I was not sure whether the hon. Member for Doncaster, North was rising in his seat to try to catch my eye to intervene, but perhaps not. Given that he was so helpful last time he intervened, supporting our side and not his own, I live in hope.
We are concerned, and I know that the Government are also concerned, that there will be no slowing down of extradition, and that people will be able to appeal at every stage. I refer to the points made by my hon. Friend the Member for Stratford-on-Avon about the length of appeals, and the length of time spent in the courts delaying the extradition of someone who should have been dealt with years ago by the courts of France. I want to ensure that the Government felt that they were toughening up the legislation sufficiently. Certainly I know that the Minister, unlike his fellow Minister, will not be able to accuse the Opposition this time of trying to water down the provisions.
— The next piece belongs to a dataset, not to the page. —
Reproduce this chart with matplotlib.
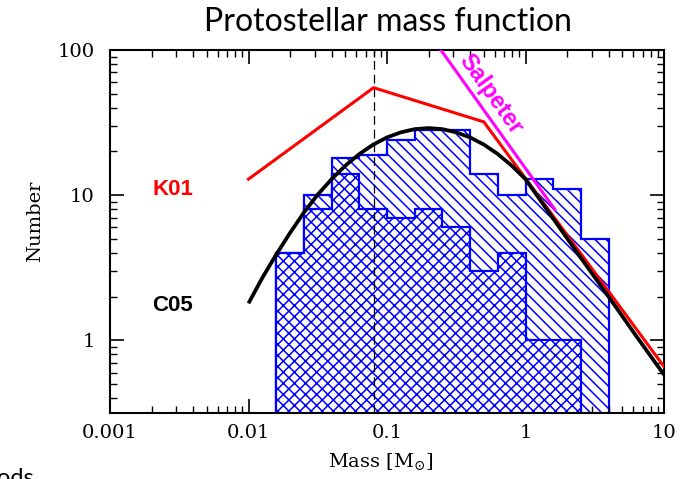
import numpy as np
import matplotlib
matplotlib.use("Agg")
import matplotlib.pyplot as plt

# Histogram bins (log10 of mass in solar masses)
log_edges = [-1.8, -1.6, -1.4, -1.2, -1.0, -0.8, -0.6, -0.4, -0.2, 0.0, 0.2, 0.4, 0.6]
all_counts = [4, 10, 18, 19, 24, 28, 28, 14, 10, 13, 11, 5]
sub_counts = [4, 8, 14, 8, 7, 8, 6, 3, 4, 1, 1]

# Kroupa (2001) broken power law
k01_mass = [0.01, 0.08, 0.5, 10.0]
k01_num = [12.9, 55.0, 32.0, 0.66]

# Chabrier (2005) log-normal + power-law tail
c05_logm = [-2.0, -1.9, -1.8, -1.7, -1.6, -1.5, -1.4, -1.3, -1.2, -1.1, -1.0,
            -0.9, -0.8, -0.7, -0.6, -0.5, -0.4, -0.3, -0.2, -0.1, 0.0,
            0.2, 0.4, 0.6, 0.8, 1.0]
c05_num = [1.8, 2.7, 3.9, 5.5, 7.6, 10.1, 12.9, 16.0, 19.2, 22.3, 25.0,
           27.1, 28.5, 29.0, 28.5, 27.1, 25.0, 22.3, 19.2, 16.0, 12.9,
           6.9, 3.7, 2.0, 1.07, 0.58]

# Salpeter slope segment
sal_mass = [0.245, 1.63]
sal_num = [100.0, 7.97]

brown_dwarf_limit = 0.08

edges = 10.0 ** np.array(log_edges)
c05_mass = 10.0 ** np.array(c05_logm)

plt.rcParams['hatch.linewidth'] = 1.1
plt.rcParams['mathtext.fontset'] = 'dejavuserif'

fig = plt.figure(figsize=(7.0, 4.79), dpi=100)
ax = fig.add_axes([110 / 700, 66 / 479, 554 / 700, 363 / 479])

blue = '#0000ff'
ax.stairs(all_counts, edges, baseline=1e-3, fill=True, facecolor='white',
          edgecolor=blue, hatch='\\\\\\', linewidth=1.6, zorder=1)
ax.stairs(sub_counts, edges[:len(sub_counts) + 1], baseline=1e-3, fill=True,
          facecolor='white', edgecolor=blue, hatch='xxx', linewidth=1.6, zorder=2)

ax.axvline(brown_dwarf_limit, color='black', lw=0.9, ls=(0, (7, 4)), zorder=3)

ax.plot(k01_mass, k01_num, color='#ff0000', lw=2.2, zorder=4)
ax.plot(sal_mass, sal_num, color='#ff00ff', lw=2.2, zorder=4)
ax.plot(c05_mass, c05_num, color='black', lw=2.7, zorder=5,
        solid_capstyle='butt')

ax.set_xscale('log')
ax.set_yscale('log')
ax.set_xlim(1e-3, 10)
ax.set_ylim(10 ** -0.5, 100)

for s in ax.spines.values():
    s.set_linewidth(1.5)

ax.tick_params(which='both', direction='in', top=True, right=True)
ax.tick_params(which='major', length=10, width=1.2)
ax.tick_params(which='minor', length=5, width=1.0)
ax.tick_params(axis='x', which='major', pad=8)
ax.tick_params(axis='y', which='major', pad=11)

ax.set_xticks([0.001, 0.01, 0.1, 1, 10])
ax.set_xticklabels(['0.001', '0.01', '0.1', '1', '10'])
ax.set_yticks([1, 10, 100])
ax.set_yticklabels(['1', '10', '100'])
for lab in ax.get_xticklabels() + ax.get_yticklabels():
    lab.set_fontfamily('DejaVu Serif')
    lab.set_fontsize(14)

ax.text(0.00285, 11, 'K01', color='#ff0000', fontsize=16, fontweight='heavy',
        family='Liberation Sans', ha='center', va='center')
ax.text(0.00285, 1.74, 'C05', color='black', fontsize=16, fontweight='heavy',
        family='Liberation Sans', ha='center', va='center')
ax.text(0.56, 50, 'Salpeter', color='#ff00ff', fontsize=17, fontweight='heavy',
        family='Liberation Sans', ha='center', va='center', rotation=-54.5,
        rotation_mode='anchor')

fig.text(35 / 700, (479 - 221) / 479, 'Number', rotation=90, family='DejaVu Serif',
         fontsize=14, ha='center', va='center')
fig.text(381 / 700, (479 - 462) / 479, r'Mass [M$_{\odot}$]', family='DejaVu Serif',
         fontsize=14, ha='center', va='center')

fig.text(388 / 700, (479 - 31) / 479, 'Protostellar mass function', family='Lato',
         fontsize=23, ha='center', va='baseline')
fig.text(-3 / 700, (479 - 485) / 479, 'ods', family='Lato', fontsize=17,
         ha='left', va='baseline')

fig.savefig('out.png', dpi=100)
We are asking whether this legislation is tough enough, and whether there is still a danger that people will be able to slow things down by concurrently running asylum claims and trying to battle against extradition.
I suspect that this may be an area in which the law is new, and therefore differs from the previous extradition legislation. In this brief stand part debate, will the Minister speak about those matters in relation to this clause and to clause 186, so that I need not raise the same point again on the next clause?